Yes – you can definitely create some happier associations around being lifted, and even allow your beloved pet to have some choice in how the process is carried out.
For example, you can segment the picking-up process into small stages, and make sure your dog becomes happy and familiar with each one before moving onto the next. You might want to reward them with a suitable, low-calorie treat when each stage is accomplished.
We'd recommend starting out slowly and gently. Reach out towards your dog, and offer them a treat while doing so. Repeat this little pairing until your dog actively looks for the treat when it sees you reaching out. After this, you can touch them – and feed them the treat. You can then build up the process in this way, each time getting a little closer to actually lifting them, and making sure that each stage has some happy associations.

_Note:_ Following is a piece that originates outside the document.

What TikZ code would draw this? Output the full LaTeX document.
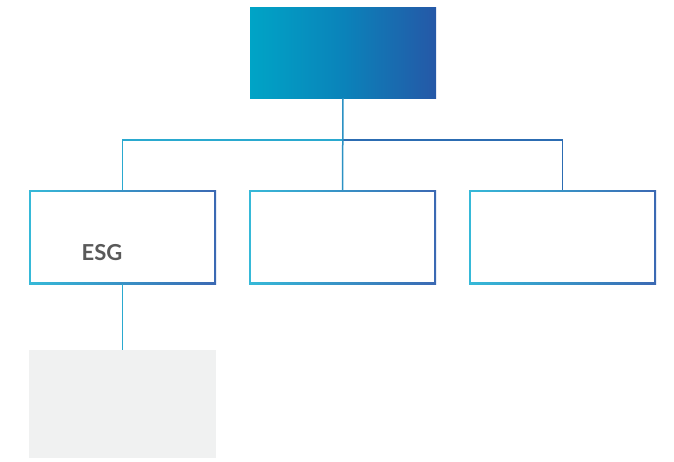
\documentclass[tikz,border=0pt]{standalone}
\usepackage{fontspec}
\setsansfont{Lato}
\usepackage{tikz}
\usetikzlibrary{positioning}
\definecolor{topL}{HTML}{00A4C6}
\definecolor{topM}{HTML}{0A83BA}
\definecolor{topR}{HTML}{2558A7}
\definecolor{edgeL}{HTML}{36B9D8}
\definecolor{edgeR}{HTML}{3B69B3}
\definecolor{lineC}{HTML}{2AA9CF}
\definecolor{lineB}{HTML}{2C6CB2}
\definecolor{paleBox}{HTML}{F0F1F1}
\definecolor{textGray}{HTML}{595959}
\newcommand{\framew}{1.6pt}

\tikzset{
  TopStyle/.style = {rectangle, inner sep=0pt, outer sep=0pt,
    minimum width=186pt, minimum height=91pt,
    left color=topL, right color=topR, middle color=topM},
  BoxStyle/.style = {rectangle, inner sep=0pt, outer sep=0pt,
    minimum width=187pt, minimum height=94pt,
    left color=edgeL, right color=edgeR,
    path picture={\fill[white]
      ([shift={(\framew,\framew)}]path picture bounding box.south west) rectangle
      ([shift={(-\framew,-\framew)}]path picture bounding box.north east);}},
  PaleStyle/.style = {rectangle, inner sep=0pt, outer sep=0pt, fill=paleBox,
    minimum width=187pt, minimum height=108pt},
  LinkStyle/.style = {line width=1.5pt},
  LabelStyle/.style = {font=\sffamily\bfseries\fontsize{22}{26}\selectfont,
    text=textGray, inner sep=0pt}
}

\begin{document}
\begin{tikzpicture}[x=1pt, y=-1pt]
            \useasboundingbox (0,0) rectangle (674,461);
            \node[TopStyle] (top) at (343,52.5) {};
            \node[BoxStyle] (left) at (122.5,237) {};
            \node[BoxStyle] (mid) at (342.5,237) {};
            \node[BoxStyle] (right) at (562.5,237) {};
            \node[PaleStyle] (below) at (122.5,404) {};
            \node[LabelStyle] (esg) at (102,253) {ESG};

            \coordinate (split) at (343,140);

            \draw[LinkStyle, lineC] (left.north) |- (split);
            \draw[LinkStyle, lineB] (split) -| (right.north);
            \draw[LinkStyle, lineC!60!lineB] (top.south) -- (mid.north);
            \draw[LinkStyle, lineC] (left.south) -- (below.north);
        \end{tikzpicture}
\end{document}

When you are ready to carry out the lift, it's a good idea to add in a spoken cue. You might, for example, use the command "Up". Of course, that command may already mean something to your dog – such as "jump up". In this case, try a different word or gesture. "Lift" might do the job!
As you use this cue, you can start to put some very gentle upward pressure onto their body – followed by another treat. As you repeat this process, watch to see if your dog is anticipating your actions. They may move into your open hands when you lower them ready for the lift, for example, and/or boost themselves up ready when they see or hear the "Lift" cue.
Once these responses are happening all the time, your dog has made the connection and is willingly helping in the process. And that should be your aim, with lifting and with anything else that you want to achieve with your pet: they should be happy, willing participants in whatever you are doing together.
Now you have established this procedure, you need to stay committed to it. Each time you say "Lift!", look out for a signal that your pup is ready and happy to be picked up. Once you get that signal, go ahead.
However, if you don't see the sign, stop: they are either not ready to be picked up, or not comfortable in some way. Wait, take up a new position if appropriate, and try again – never force your pet into something they don’t want to do.
Be patient and gentle – and use alternatives where possible
Some dogs will flatly refuse to be picked up. In this case, you should always fall back on one of the alternatives to lifting that we discussed above. And the lifting itself should only be done in an absolute emergency – if your pup is injured, for example, and must be rushed to the vets.
In these cases, do the pick-up as gently and carefully as you can, and follow the steps we listed at the top of the article. Later, you can go back and try to refresh the training.